For The Times, Justin Chang wrote, “What happens, all told, isn’t terribly surprising: the highest of highs, the lowest of lows, drunken benders that threaten to become relationship enders. But ‘Another Round,’ while very much about addiction, isn’t really an addiction drama. It’s a male midlife-crisis comedy in which drinking to excess is less a cause than a symptom of Martin’s funk — and sometimes, yes, a viable solution to it … Which is to say that it not only acknowledges but also celebrates the life-giving buzz his characters experience with every swig of absinthe or Smirnoff. This is booze you can use, and in these scenes, their intoxication unabashedly becomes your own.”

For the New York Times, Devika Girish wrote, “Vinterberg also makes excellent use of Mikkelsen’s own past as a dancer, mining the incongruously fluid body language of a tall, thickset man with a jaw that seems carved out of lead … The buoyancy of ‘Another Round’ comes from these moments of unpredictability, when the characters teeter on the precipice of either ecstasy or injury. That feeling of indeterminacy is, of course, the very allure of an alcoholic buzz. Despite a few didactic lines of dialogue about Danish drinking culture, ‘Another Round’ mostly shimmies its way out of moral or social questions. The film ends literally midair, suspending us in the perilous thrill of moments in which anything seems possible.”

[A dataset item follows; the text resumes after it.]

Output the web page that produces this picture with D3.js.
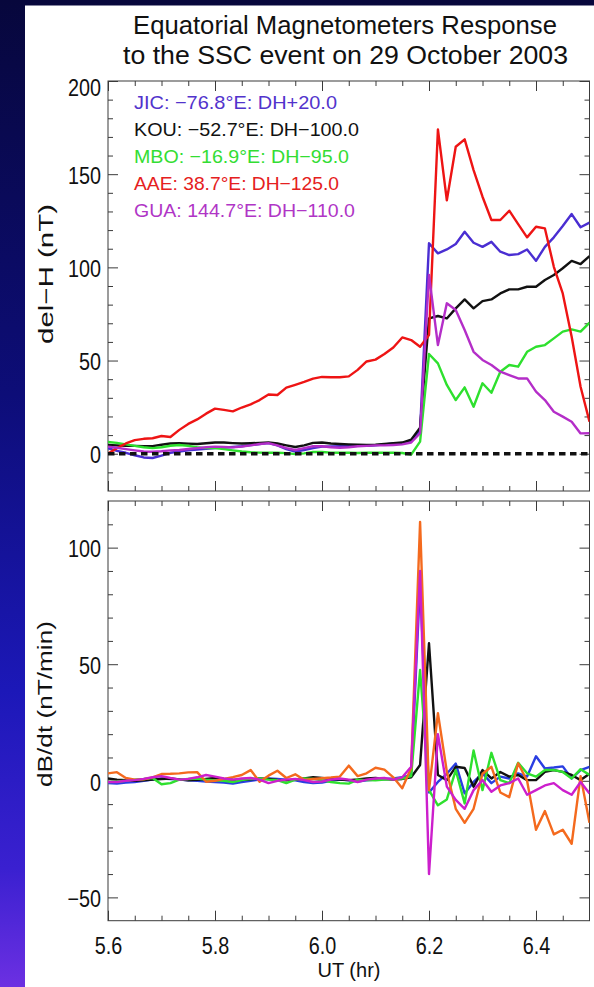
<!DOCTYPE html>
<html>
<head>
<meta charset="utf-8">
<script src="https://cdn.jsdelivr.net/npm/d3@7"></script>
<style>
  html, body { margin: 0; padding: 0; background: #fff; }
  svg { display: block; }
  text { font-family: "Liberation Sans", Arial, Helvetica, sans-serif; fill: #111; }
</style>
</head>
<body>
<svg id="chart" width="594" height="987"></svg>
<script>
// ---- Time base: minutes after 5.6 UT (one-minute samples) ----
const startUT = 5.6;
const minuteOffsets = [0,1,2,3,4,5,6,7,8,9,10,11,12,13,14,15,16,17,18,19,20,21,22,23,24,25,26,27,28,29,
  30,31,32,33,34,35,36,37,38,39,40,41,42,43,44,45,46,47,48,49,50,51,52,53,54];

// ---- Station labels ----
const stationLabels = [
  "JIC: \u221276.8\u00B0E: DH+20.0",
  "KOU: \u221252.7\u00B0E: DH\u2212100.0",
  "MBO: \u221216.9\u00B0E: DH\u221295.0",
  "AAE: 38.7\u00B0E: DH\u2212125.0",
  "GUA: 144.7\u00B0E: DH\u2212110.0"
];

// ---- del-H (nT), baseline-shifted ----
const jicDH = [3.0,1.5,0.5,-0.8,-2.0,-2.3,-1.0,0.5,1.2,1.8,2.2,2.6,3.0,3.3,3.6,4.0,4.6,5.2,5.7,4.5,
  2.5,1.1,2.0,3.0,3.8,3.9,4.0,4.1,4.2,4.2,4.5,5.0,5.5,5.8,6.4,12.7,
  112.9,107.5,109.6,112.5,119.1,113.2,111.0,113.7,108.4,106.6,107.1,109.6,103.5,111.0,116.1,122.2,128.6,121.5,124.0];
const kouDH = [4.7,4.5,4.3,4.2,4.1,4.1,4.8,5.5,5.6,5.4,5.2,5.6,6.0,6.0,5.7,5.5,5.6,5.8,6.0,5.5,
  4.5,3.6,4.5,5.8,6.0,5.5,5.2,5.0,4.8,4.7,4.8,5.3,5.7,6.0,7.5,14.0,
  72.6,73.9,72.6,78.0,82.8,78.0,81.9,82.8,86.0,88.2,88.2,89.6,89.6,93.2,95.9,99.5,103.5,101.8,106.0];
const mboDH = [6.3,5.8,5.0,4.2,3.5,3.0,3.5,4.3,4.7,4.2,3.5,3.0,3.0,2.5,1.8,1.2,0.8,0.6,0.5,0.5,
  0.3,-0.2,0.2,1.0,0.9,0.6,0.5,0.5,0.4,0.5,0.5,0.6,0.5,0.4,-0.5,6.5,
  53.5,48.5,36.9,28.8,35.6,25.2,37.8,32.7,44.0,47.6,46.7,54.7,57.4,58.3,61.9,65.5,66.7,65.5,70.3];
const aaeDH = [0,3.0,5.5,7.3,8.0,8.3,9.5,9.0,12.8,16.0,18.4,21.5,24.2,23.5,22.7,24.8,26.5,28.8,31.8,31.5,
  35.5,37.0,38.5,40.3,41.2,41.0,41.0,41.5,45.0,49.5,50.5,53.5,57.0,62.4,61.0,57.4,63.7,
  174.0,136.0,164.7,168.7,152.2,137.9,125.4,125.4,130.4,123.2,116.1,121.8,120.9,100.3,86.0,62.8,35.9,17.2];
const guaDH = [3.8,3.2,2.5,1.8,1.2,1.1,1.3,1.8,2.0,2.5,3.0,3.5,3.8,3.6,3.4,3.8,4.5,5.2,5.7,4.5,
  3.0,2.0,3.0,4.0,4.0,3.5,3.2,3.5,4.0,4.2,4.5,4.5,4.7,5.0,6.0,11.0,
  95.9,58.3,80.7,77.1,66.4,54.7,50.3,47.6,44.0,42.2,40.4,40.4,33.3,28.8,22.5,19.9,17.2,10.9,11.0];

// ---- dB/dt (nT/min) ----
const jicDBDT = [-1,-1.2,-0.8,-0.5,0,0.5,1,0.8,0.5,0.2,0,-0.3,-0.5,-0.8,-1.2,-0.5,0,0.5,1,0.8,
  0.5,0.2,-0.5,-1,-0.8,0,0.5,0.2,-0.3,0.2,0.5,0.8,1,1.5,2.5,85,
  -5,-0.5,3,7.4,-5.4,-0.5,3.2,-1,1.8,1,3.2,1.8,10.5,5.3,5.7,6.2,1,4.6,6];
const kouDBDT = [1,0.5,0.3,0,0.2,0.5,0.8,1,0.6,0.2,0.4,0.8,1.2,0.8,0.5,0.3,0.6,1,0.8,0.4,
  0.2,0.5,1,1.5,1.2,0.8,0.5,0.3,0.6,1,1.2,0.8,0.5,0.8,1.5,6.8,
  59,2.5,0.3,6,5.5,-2.5,4.6,1,3.8,1.8,2.5,0.3,0.3,3.8,4.6,3.8,2.5,0.3,3];
const mboDBDT = [-0.5,-0.3,0,0.5,0.8,1.2,-1.5,-1,0.5,0.8,1,0.5,0.2,0,-0.5,0.3,0.8,1,0.5,0.3,
  -1,0.5,1,0.8,0.2,-0.5,-1,-1.2,0.5,0.3,0.2,0.5,0.8,1,2,47.5,
  -4,-10.5,-8,4.6,-9.7,13,-4,12,0.3,-1,7.7,3.2,1.8,4.6,4.6,3.8,1,5,2.5];
const aaeDBDT = [3.2,3.7,1.2,0.5,0.6,1.5,2.9,3,3.2,3.6,3.7,-0.4,0,0.8,1.6,2.5,4.6,-0.4,2.2,4.3,
  1.2,2.8,0.4,0.8,1.1,1.4,1.8,6.5,2,3.2,5.6,4.8,1.5,-3.2,5.5,111,
  -4,29,4,-12,-18,-12,3,6,-5,-7,7.5,0,-21,-13,-23,-21,-27,2,-18];
const guaDBDT = [-0.5,-0.5,0,0.3,0.8,1.5,2,1.2,0.5,0.8,1.5,2.5,1.8,1,0.5,1,1.2,0.5,-1,0,
  0.5,0.8,0.3,-0.5,-0.3,0.5,1,0.5,-0.5,0.5,1,1.2,0.5,1.5,6,90,
  -40,20,-2.5,-8.2,-12,-4,0.3,-4.7,-2,-1,1,-6,-4,-2,-1,-4,-6,-0.5,-5.4];

// ---- Axis ticks ----
const xMajorTicks = [5.6, 5.8, 6.0, 6.2, 6.4];
const xMinorTicks = [5.65,5.7,5.75,5.85,5.9,5.95,6.05,6.1,6.15,6.25,6.3,6.35,6.45];
const dhMajorTicks = [0, 50, 100, 150, 200];
const dhMinorTicks = [-10,10,20,30,40,60,70,80,90,110,120,130,140,160,170,180,190];
const dbMajorTicks = [-50, 0, 50, 100];
const dbMinorTicks = [-40,-30,-20,-10,10,20,30,40,60,70,80,90,110];

// ---- Layout ----
const W = 594, H = 987;
const plotLeft = 108, plotRight = 589.5;
const frameColor = "#3a3a3a";
const ut = minuteOffsets.map(m => startUT + m / 60);

const svg = d3.select("#chart");
const defs = svg.append("defs");

// slide background
const grad = defs.append("linearGradient").attr("id", "slideBg")
  .attr("x1", 0).attr("y1", 0).attr("x2", 0).attr("y2", 1);
[["0%", "#07073c"], ["40%", "#0d0d78"], ["70%", "#1c18b8"], ["88%", "#3a20d0"], ["100%", "#6c30e2"]]
  .forEach(([o, c]) => grad.append("stop").attr("offset", o).attr("stop-color", c));
svg.append("rect").attr("width", W).attr("height", H).attr("fill", "url(#slideBg)");
svg.append("rect").attr("x", 25).attr("y", 5.5).attr("width", W - 25).attr("height", H - 5.5).attr("fill", "#fff");

const x = d3.scaleLinear().domain([5.6, 6.5]).range([plotLeft, plotRight]);

// squeeze tick-label glyphs a little horizontally
function condense(sel, f) {
  sel.each(function () {
    const w = this.getComputedTextLength();
    d3.select(this).attr("textLength", w * f).attr("lengthAdjust", "spacingAndGlyphs");
  });
}

function drawPanel(p) {
  const y = d3.scaleLinear().domain(p.domain).range([p.bottom, p.top]);
  const g = svg.append("g");
  const clipId = p.id + "-clip";
  defs.append("clipPath").attr("id", clipId).append("rect")
    .attr("x", plotLeft).attr("y", p.top).attr("width", plotRight - plotLeft).attr("height", p.bottom - p.top);

  const styleAxis = (ag) => {
    ag.select(".domain").remove();
    ag.attr("font-family", null).attr("font-size", null);
    ag.selectAll(".tick line").attr("stroke", frameColor).attr("stroke-width", 1);
  };

  // minor ticks on all four sides
  g.append("g").attr("transform", `translate(${plotLeft},0)`)
    .call(d3.axisLeft(y).tickValues(p.minor).tickSize(-5).tickFormat("")).call(styleAxis);
  g.append("g").attr("transform", `translate(${plotRight},0)`)
    .call(d3.axisRight(y).tickValues(p.minor).tickSize(-5).tickFormat("")).call(styleAxis);
  g.append("g").attr("transform", `translate(0,${p.top})`)
    .call(d3.axisTop(x).tickValues(xMinorTicks).tickSize(-5).tickFormat("")).call(styleAxis);
  g.append("g").attr("transform", `translate(0,${p.bottom})`)
    .call(d3.axisBottom(x).tickValues(xMinorTicks).tickSize(-5).tickFormat("")).call(styleAxis);

  // major ticks
  const left = g.append("g").attr("transform", `translate(${plotLeft},0)`)
    .call(d3.axisLeft(y).tickValues(p.major).tickSize(-10).tickPadding(7).tickFormat(d3.format("d")))
    .call(styleAxis);
  left.selectAll("text").attr("font-size", 23).attr("fill", "#111")
    .attr("dy", d => (y(d) - p.top < 9 ? "0.62em" : "0.4em"));
  condense(left.selectAll("text"), 0.86);
  g.append("g").attr("transform", `translate(${plotRight},0)`)
    .call(d3.axisRight(y).tickValues(p.major).tickSize(-10).tickFormat("")).call(styleAxis);
  g.append("g").attr("transform", `translate(0,${p.top})`)
    .call(d3.axisTop(x).tickValues(xMajorTicks).tickSize(-10).tickFormat("")).call(styleAxis);
  const bottom = g.append("g").attr("transform", `translate(0,${p.bottom})`)
    .call(d3.axisBottom(x).tickValues(xMajorTicks).tickSize(-10).tickPadding(17)
      .tickFormat(p.xLabels ? d3.format(".1f") : ""))
    .call(styleAxis);
  if (p.xLabels) {
    bottom.selectAll("text").attr("font-size", 23).attr("fill", "#111");
    condense(bottom.selectAll("text"), 0.86);
  }

  // frame
  g.append("rect").attr("x", plotLeft).attr("y", p.top)
    .attr("width", plotRight - plotLeft).attr("height", p.bottom - p.top)
    .attr("fill", "none").attr("stroke", frameColor).attr("stroke-width", 1);

  // data
  const line = d3.line().x((d, i) => x(ut[i])).y(d => y(d));
  const lines = g.append("g").attr("clip-path", `url(#${clipId})`);
  p.series.forEach(s => {
    lines.append("path").datum(s.values).attr("d", line)
      .attr("fill", "none").attr("stroke", s.color).attr("stroke-width", 2.4)
      .attr("stroke-linejoin", "round");
  });
  if (p.zeroLine) {
    lines.append("line").attr("x1", plotLeft).attr("x2", plotRight)
      .attr("y1", y(0)).attr("y2", y(0))
      .attr("stroke", "#111").attr("stroke-width", 3.4).attr("stroke-dasharray", "6.5,4.5");
  }
  return y;
}

// ---- Upper panel: del-H ----
drawPanel({
  id: "dh", top: 81, bottom: 491, domain: [-20, 200],
  major: dhMajorTicks, minor: dhMinorTicks, xLabels: false, zeroLine: true,
  series: [
    { values: jicDH, color: "#4a2ed2" },
    { values: kouDH, color: "#111111" },
    { values: mboDH, color: "#2ee02e" },
    { values: aaeDH, color: "#ee1414" },
    { values: guaDH, color: "#b42ec8" }
  ]
});

// ---- Lower panel: dB/dt ----
drawPanel({
  id: "db", top: 501, bottom: 920.7, domain: [-60, 120],
  major: dbMajorTicks, minor: dbMinorTicks, xLabels: true, zeroLine: false,
  series: [
    { values: jicDBDT, color: "#2a3ee2" },
    { values: kouDBDT, color: "#111111" },
    { values: mboDBDT, color: "#2ee02e" },
    { values: aaeDBDT, color: "#f46a1e" },
    { values: guaDBDT, color: "#cc1fcc" }
  ]
});

// ---- Title ----
svg.append("text").attr("x", 345).attr("y", 34).attr("text-anchor", "middle")
  .attr("font-size", 25).attr("textLength", 424).attr("lengthAdjust", "spacingAndGlyphs")
  .text("Equatorial Magnetometers Response");
svg.append("text").attr("x", 345.5).attr("y", 64).attr("text-anchor", "middle")
  .attr("font-size", 25).attr("textLength", 445).attr("lengthAdjust", "spacingAndGlyphs")
  .text("to the SSC event on 29 October 2003");

// ---- Station legend ----
const legendColors = ["#5233cc", "#111111", "#33dd33", "#e52020", "#b035c6"];
const legendWidths = [203, 225, 215, 205, 221];
stationLabels.forEach((t, i) => {
  svg.append("text").attr("x", 134).attr("y", 108.5 + i * 27)
    .attr("font-size", 18.5).attr("textLength", legendWidths[i]).attr("lengthAdjust", "spacingAndGlyphs")
    .style("fill", legendColors[i]).text(t);
});

// ---- Axis titles ----
svg.append("text").attr("transform", "translate(53,274) rotate(-90)").attr("text-anchor", "middle")
  .attr("font-size", 21).attr("textLength", 140).attr("lengthAdjust", "spacingAndGlyphs")
  .text("del\u2212H (nT)");
svg.append("text").attr("transform", "translate(52,704) rotate(-90)").attr("text-anchor", "middle")
  .attr("font-size", 21).attr("textLength", 166).attr("lengthAdjust", "spacingAndGlyphs")
  .text("dB/dt (nT/min)");
svg.append("text").attr("x", 349).attr("y", 977).attr("text-anchor", "middle")
  .attr("font-size", 20).text("UT (hr)");
</script>
</body>
</html>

For the Tribune News Service, Katie Walsh wrote, “While ‘Another Round’ inspects the varying effects of alcohol on daily life, it’s far from clinical. Waves of ebullience, love, humor and sorrow crash on top of each other, as anyone who’s ever been overserved can attest to. It isn’t prescriptive about drinking, and doesn’t seek to impart any message other than that life is hard, and sometimes dark, and sometimes ecstatically beautiful. Alcohol can unlock freedom, joy and playfulness, but it can also easily be destructive and fatal, which is never far from reality in ‘Another Round.’ The true lifehack? Learning to access that joie de vivre all on your own.”